Both as artistic director of London’s Gate Theatre in the mid-1990s and thereafter with the Royal Shakespeare Company and elsewhere, Laurence Boswell has been British theatre’s foremost contemporary evangelist for the dramas of the early-17th-century Spanish Golden Age. Last autumn, on his current home turf at the Ustinov Studio in Bath, Boswell curated a season consisting of newly retranslated revisitations to a couple of plays from his Gate era, Tirso de Molina’s Don Gil of the Green Breeches and Punishment Without Revenge by Lope de Vega, together with another Lope, A Lady of Little Sense (La Dama Boba, 1613). This package has now transferred in repertoire to the Arcola in London (whose supremo Mehmet Ergen has directed Don Gil).

The basic set-up is a cousin to that of The Taming of the Shrew: two sisters of marriageable age – but in this case neither is a straightforward proposition. Nise is an arrogant bluestocking, while not even a dowry of 40,000 ducats can hide the fact that Finea is, as my mother used to say, as thick as champ. Liseo, who has arrived in Madrid to court Finea, is daunted by her spectacular stupidity and falls instead for Nise; meanwhile Laurencio, one of a clutch of suitors whom Nise disdains, decides to take the money along with Finea’s hand. Under his courtship she blossoms in both simple intellect and feeling, which drives Laurencio to jealousy and provokes Liseo to revert to Plan A.

It’s an exuberant comedy, and David Johnston’s translation catches its energy. Katie Lightfoot as the petulant Nise and Frances McNamee as duckling-into-swan Finea provide strong twin foci, culminating in a song-and-dance sequence that is superficially courtly but plainly amounts to a sisterly duel. Simon Scardifield draws on his seemingly inexhaustible supply of boyish charm as Liseo, and Jim Bywater turns in a fine set of cameos including playing a tutor and a dancing master each driven to distraction by the early idiocies of Finea.

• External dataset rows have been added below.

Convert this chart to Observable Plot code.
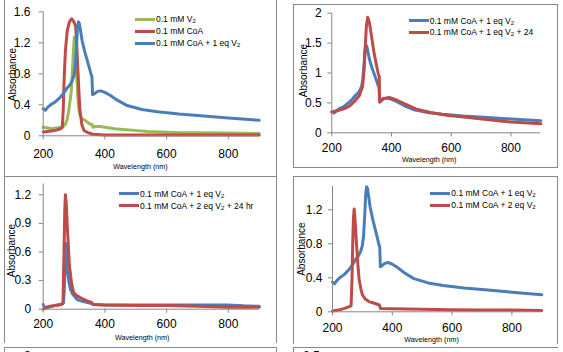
<!DOCTYPE html>
<html><head><meta charset="utf-8">
<script src="https://cdn.jsdelivr.net/npm/d3@7"></script>
<script src="https://cdn.jsdelivr.net/npm/@observablehq/plot@0.6"></script>
<style>
body{margin:0;background:#fff;}
#root{position:relative;width:563px;height:352px;overflow:hidden;font-family:"Liberation Sans",Arial,sans-serif;background:#fff;}
.bl{position:absolute;background:#888;}
.panel{position:absolute;}
.panel svg{overflow:visible;}
.leg{position:absolute;font-size:8.5px;color:#000;white-space:nowrap;}
.leg .row{position:absolute;left:0;height:12px;line-height:12px;display:flex;align-items:center;}
.leg .sw{width:20px;height:3px;margin-right:1px;}
.leg sub{font-size:6px;vertical-align:-1px;line-height:0;}
.frag{position:absolute;font-size:12px;color:#000;}
</style></head>
<body><div id="root"></div>
<script>
// ---------- data ----------
const xDomain = [200, 900];
const xTicks = [200, 400, 600, 800];
const yTicks1 = [0, 0.4, 0.8, 1.2, 1.6];
const yTicks2 = [0, 0.5, 1, 1.5, 2];
const yTicks3 = [0, 0.3, 0.6, 0.9, 1.2];
const yTicks4 = [0, 0.4, 0.8, 1.2];

// 0.1 mM V2
const wlV2  = [200,215,230,256,265,272,278,283,287,291,295,298,301,304,307,310,313,316,320,326,335,345,353,358,361,370,385,400,430,460,495,540,600,650,700,800,900];
const absV2 = [0.11,0.10,0.09,0.11,0.12,0.15,0.22,0.33,0.45,0.58,0.85,1.10,1.27,1.15,0.90,0.67,0.45,0.33,0.26,0.22,0.20,0.17,0.15,0.15,0.11,0.12,0.12,0.11,0.09,0.08,0.07,0.055,0.045,0.04,0.04,0.035,0.03];
// 0.1 mM CoA
const wlCoA  = [200,220,240,256,262,265,268,272,278,285,292,298,305,309,312,316,319,325,332,345,360,400,500,600,700,800,900];
const absCoA = [0.05,0.06,0.07,0.09,0.11,0.35,0.75,1.10,1.36,1.47,1.51,1.48,1.42,1.15,0.88,0.55,0.33,0.15,0.07,0.04,0.02,0.01,0.01,0.01,0.01,0.01,0.01];
// 0.1 mM CoA + 1 eq V2
const wlCoA1  = [200,207,215,224,240,256,270,278,287,294,300,304,308,311,314,317,320,326,335,343,350,356,358,360,365,375,386,400,418,440,472,520,570,640,710,800,900];
const absCoA1 = [0.35,0.33,0.37,0.40,0.44,0.50,0.57,0.62,0.66,0.71,0.78,0.90,1.15,1.38,1.47,1.45,1.38,1.23,1.08,0.97,0.87,0.78,0.76,0.53,0.54,0.57,0.58,0.56,0.52,0.46,0.39,0.34,0.31,0.28,0.26,0.23,0.20];
// 0.1 mM CoA + 1 eq V2 + 24
const wlCoA1_24  = [200,220,240,258,275,292,303,308,312,316,320,324,328,335,342,350,356,359,360,365,370,380,392,405,420,450,481,530,592,650,703,800,900];
const absCoA1_24 = [0.35,0.37,0.40,0.44,0.52,0.62,0.77,1.05,1.43,1.80,1.93,1.88,1.78,1.55,1.32,1.12,0.98,0.94,0.51,0.53,0.57,0.58,0.59,0.57,0.54,0.47,0.40,0.34,0.29,0.26,0.23,0.18,0.15];
// panel 3: 0.1 mM CoA + 1 eq V2
const wlCoA1b  = [200,205,215,240,260,266,269,271,273,275,278,283,288,295,310,330,357,362,400,500,600,700,796,850,900];
const absCoA1b = [0.05,0.01,0.02,0.04,0.05,0.07,0.25,0.55,0.69,0.62,0.42,0.29,0.21,0.16,0.10,0.08,0.06,0.05,0.045,0.045,0.045,0.045,0.045,0.035,0.03];
// 0.1 mM CoA + 2 eq V2 + 24 hr
const wlCoA2_24  = [200,210,224,256,264,267,270,272,275,278,285,292,299,310,321,340,357,362,400,500,600,700,800,900];
const absCoA2_24 = [0.00,0.02,0.03,0.05,0.06,0.52,1.05,1.20,1.10,0.87,0.45,0.27,0.17,0.14,0.12,0.09,0.07,0.05,0.045,0.04,0.04,0.03,0.02,0.02];
// 0.1 mM CoA + 2 eq V2
const wlCoA2  = [200,220,240,256,262,265,268,270,272.5,276,280,285,289,295,300,310,322,340,357,360,400,500,600,700,800,900];
const absCoA2 = [0.01,0.02,0.04,0.06,0.07,0.35,0.85,1.10,1.21,1.05,0.81,0.55,0.38,0.27,0.20,0.15,0.12,0.10,0.08,0.04,0.035,0.03,0.025,0.02,0.02,0.015];

const GREEN = "#98B954", RED = "#BE4B48", BLUE = "#4A7EBB";

const pts = (w, a) => d3.zip(w, a).map(([x, y]) => ({x, y}));

const panels = [
  { left:0, top:0, width:276, height:176, mL:42.7, mR:17.3, mT:11.3, mB:40.7,
    yDomain:[0,1.6], yTicks:yTicks1, xPad:9.7, yPad:8.7,
    yl:{dx:-30.2, dy:0.7}, xl:{dx:-10.7, dy:31.2},
    series:[[wlV2,absV2,GREEN],[wlCoA,absCoA,RED],[wlCoA1,absCoA1,BLUE]] },
  { left:282, top:0, width:276, height:168, mL:49.3, mR:17.7, mT:12.7, mB:35.7,
    yDomain:[0,2], yTicks:yTicks2, xPad:7, yPad:6,
    yl:{dx:-28.3, dy:-2.5}, xl:{dx:-7.1, dy:27},
    series:[[wlCoA1,absCoA1,BLUE],[wlCoA1_24,absCoA1_24,RED]] },
  { left:0, top:176, width:276, height:168, mL:42.7, mR:17.3, mT:7.5, mB:35.3,
    yDomain:[0,1.313], yTicks:yTicks3, xPad:6.3, yPad:8,
    yl:{dx:-31, dy:3.9}, xl:{dx:-9, dy:28},
    series:[[wlCoA1b,absCoA1b,BLUE],[wlCoA2_24,absCoA2_24,RED]] },
  { left:282, top:176, width:276, height:168, mL:50, mR:16.7, mT:10, mB:32.7,
    yDomain:[0,1.474], yTicks:yTicks4, xPad:7.4, yPad:6,
    yl:{dx:-31, dy:0}, xl:{dx:-5.6, dy:28},
    series:[[wlCoA1,absCoA1,BLUE],[wlCoA2,absCoA2,RED]] }
];

const root = document.getElementById("root");

// frames (boxes)
const lines = [
  // panel 1
  [4,0,1,176],[276,0,1,176],[4,176,273,1],
  // panel 3
  [4,176,1,167],[276,176,1,167],
  // panel 2
  [293,4,265,1],[293,4,1,164],[557,4,1,164],[293,167,265,1],
  // panel 4
  [293,176,265,1],[293,176,1,168],[557,176,1,168],
  // next row boxes
  [4,347,273,1],[4,347,1,6],[276,347,1,6],[293,347,265,1],[293,347,1,6]
];
for (const [x,y,w,h] of lines) {
  const d = document.createElement("div");
  d.className = "bl";
  Object.assign(d.style, {left:x+"px", top:y+"px", width:w+"px", height:h+"px"});
  root.appendChild(d);
}

for (const p of panels) {
  const marks = [];
  for (const [w,a,c] of p.series) {
    marks.push(Plot.line(pts(w,a), {x:"x", y:"y", stroke:c, strokeWidth:3, strokeLinejoin:"round", strokeLinecap:"round"}));
  }
  marks.push(Plot.ruleX([xDomain[0]], {stroke:"#868686", strokeWidth:1}));
  marks.push(Plot.ruleY([p.yDomain[0]], {stroke:"#868686", strokeWidth:1}));
  marks.push(Plot.axisX({ticks:xTicks, tickSize:4, tickPadding:p.xPad, stroke:"#868686", fill:"#000", fontSize:12, label:null, tickFormat:d3.format("d")}));
  marks.push(Plot.axisY({ticks:p.yTicks, tickSize:4, tickPadding:p.yPad, stroke:"#868686", fill:"#000", fontSize:12, label:null, tickFormat:d=>String(d)}));
  marks.push(Plot.text(["Absorbance"], {frameAnchor:"left", text:d=>d, rotate:-90, dx:p.yl.dx, dy:p.yl.dy, fontSize:10, fill:"#000", textAnchor:"middle", lineAnchor:"middle"}));
  marks.push(Plot.text(["Wavelength (nm)"], {frameAnchor:"bottom", text:d=>d, dx:p.xl.dx, dy:p.xl.dy, fontSize:7.2, fill:"#000", textAnchor:"middle", lineAnchor:"middle"}));
  const svg = Plot.plot({
    width:p.width, height:p.height,
    marginLeft:p.mL, marginRight:p.mR, marginTop:p.mT, marginBottom:p.mB,
    x:{domain:xDomain}, y:{domain:p.yDomain},
    style:{background:"transparent", fontFamily:"'Liberation Sans', Arial, sans-serif", overflow:"visible"},
    marks
  });
  const wrap = document.createElement("div");
  wrap.className = "panel";
  Object.assign(wrap.style, {left:p.left+"px", top:p.top+"px"});
  wrap.appendChild(svg);
  root.appendChild(wrap);
}

// legends
const legends = [
  { left:135, top:13, rows:[["0.1 mM V", "2", "", GREEN],["0.1 mM CoA", "", "", RED],["0.1 mM CoA + 1 eq V","2","",BLUE]], gap:12 },
  { left:408.7, top:14.7, rows:[["0.1 mM CoA + 1 eq V","2","",BLUE],["0.1 mM CoA + 1 eq V","2"," + 24",RED]], gap:11.6 },
  { left:119, top:187.7, rows:[["0.1 mM CoA + 1 eq V","2","",BLUE],["0.1 mM CoA + 2 eq V","2"," + 24 hr",RED]], gap:12.3 },
  { left:430.3, top:187.3, rows:[["0.1 mM CoA + 1 eq V","2","",BLUE],["0.1 mM CoA + 2 eq V","2","",RED]], gap:12 }
];
for (const L of legends) {
  const g = document.createElement("div");
  g.className = "leg";
  Object.assign(g.style, {left:L.left+"px", top:L.top+"px"});
  L.rows.forEach(([a,s,b,c],i) => {
    const r = document.createElement("div");
    r.className = "row";
    r.style.top = (i*L.gap)+"px";
    r.innerHTML = `<span class="sw" style="background:${c}"></span><span>${a}${s?`<sub>${s}</sub>`:""}${b}</span>`;
    g.appendChild(r);
  });
  root.appendChild(g);
}

// cut-off tick labels of the next row of charts
const frags = [[24,349,"2"],[303,349,"2.5"]];
for (const [x,y,t] of frags) {
  const d = document.createElement("div");
  d.className = "frag";
  d.textContent = t;
  Object.assign(d.style, {left:x+"px", top:y+"px"});
  root.appendChild(d);
}
</script></body></html>
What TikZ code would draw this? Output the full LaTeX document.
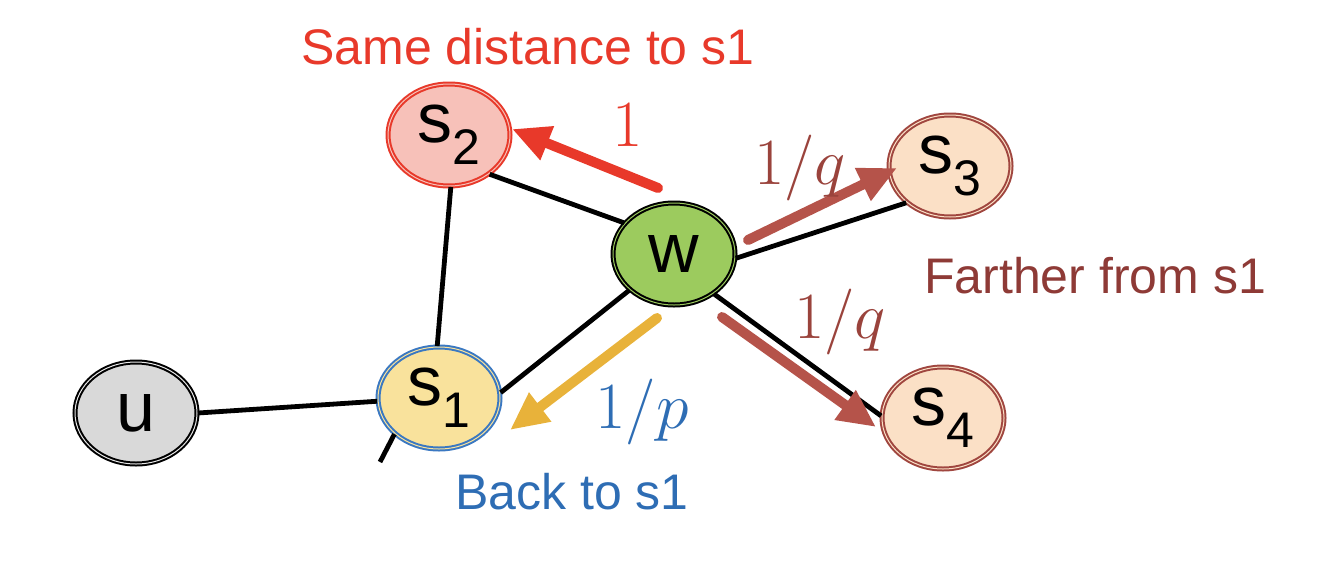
\RequirePackage{fix-cm}
\documentclass[tikz,border=0pt]{standalone}
\usepackage{fontspec}
\setmainfont{Liberation Sans}
\usetikzlibrary{arrows.meta,shapes.geometric}
\definecolor{cred}{HTML}{E8392A}
\definecolor{cbrown}{HTML}{8E3A36}
\definecolor{carrq}{HTML}{B5534A}
\definecolor{cqtxt}{HTML}{9A433C}
\definecolor{cblue}{HTML}{2E6DB4}
\definecolor{cyel}{HTML}{E8B23A}
\definecolor{fills2}{HTML}{F7C1B9}
\definecolor{fills1}{HTML}{F9E29C}
\definecolor{fillu}{HTML}{D9D9D9}
\definecolor{fillw}{HTML}{9CCB5E}
\definecolor{fills3}{HTML}{FBE0C6}
\definecolor{brd3}{HTML}{A0463F}
\definecolor{brd1}{HTML}{3A78C2}
\newcommand\nsub[1]{\raisebox{-0.32em}{\fontsize{25}{25}\selectfont #1}}
\tikzset{
  vert/.style={ellipse, minimum width=61pt, minimum height=51pt, inner sep=0pt,
    line width=1pt, double distance=0.5pt, font=\fontsize{35}{35}\selectfont},
  edge/.style={line width=2.4pt, black},
  arr/.style={line width=5pt, line cap=round, -{Triangle[length=19pt,width=17pt]}},
  big/.style={font=\fontsize{25}{25}\selectfont},
  mlab/.style={font=\fontsize{33}{33}\selectfont},
}
\begin{document}
\begin{tikzpicture}[x=0.5pt,y=-0.5pt]
\useasboundingbox (0,0) rectangle (1320,562);
% nodes
\node[vert, draw=black, double=fillu!60, fill=fillu] (u) at (136,413) {u};
\node[vert, draw=brd1, double=fills1, fill=fills1] (s1) at (439,398) {s\nsub{1}};
\node[vert, draw=cred, double=fills2, fill=fills2] (s2) at (449,135) {s\nsub{2}};
\node[vert, draw=black, double=fillw, fill=fillw] (w) at (674,254) {w};
\node[vert, draw=brd3, double=fills3, fill=fills3] (s3) at (950,166) {s\nsub{3}};
\node[vert, draw=brd3, double=fills3, fill=fills3] (s4) at (943,418) {s\nsub{4}};
% edges
\draw[edge] (u.0) -- (s1.183);
\draw[edge] (s2.-88) -- (s1.92);
\draw[edge] (s2.-44) -- (w.148);
\draw[edge] (s1.5) -- (w.-141);
\draw[edge] (w.-4) -- (s3.-140);
\draw[edge] (w.-45) -- (s4.178);
\coordinate (stub) at (380,462);
\draw[edge] (s1.-141) -- (stub);
% arrows
\coordinate (a1s) at (658,188);
\coordinate (a1e) at (512,129);
\draw[arr, cred] (a1s) -- (a1e);
\coordinate (a3s) at (748,240);
\coordinate (a3e) at (897,168);
\draw[arr, carrq] (a3s) -- (a3e);
\coordinate (a4s) at (722,317);
\coordinate (a4e) at (876,427);
\draw[arr, carrq] (a4s) -- (a4e);
\coordinate (aps) at (657,318);
\coordinate (ape) at (510,430);
\draw[arr, cyel] (aps) -- (ape);
% labels
\node[big, text=cred] (tsame) at (528,47) {Same distance to s1};
\node[big, text=cbrown] (tfar) at (1095,276) {Farther from s1};
\node[big, text=cblue] (tback) at (572,492) {Back to s1};
\node[mlab, text=cred] (l1) at (628,125) {$1$};
\node[mlab, text=cqtxt] (lq1) at (800,168) {$1/q$};
\node[mlab, text=cqtxt] (lq2) at (840,322) {$1/q$};
\node[mlab, text=cblue] (lp) at (642,412) {$1/p$};
\end{tikzpicture}
\end{document}
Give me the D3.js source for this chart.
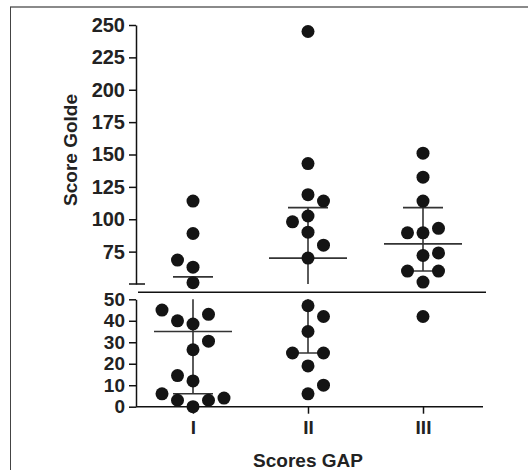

Ultimately, though, Lope de Vega’s play runs into a similar problem to Shakespeare’s: he genuinely does believe that Nise is literally too clever for her own good. And moreover, despite much talk of punishing Laurencio for his two-timing, neither he nor Liseo suffer for changing their affections with the prevailing winds. With these disquieting undercurrents, you can never quite give yourself up to the fun.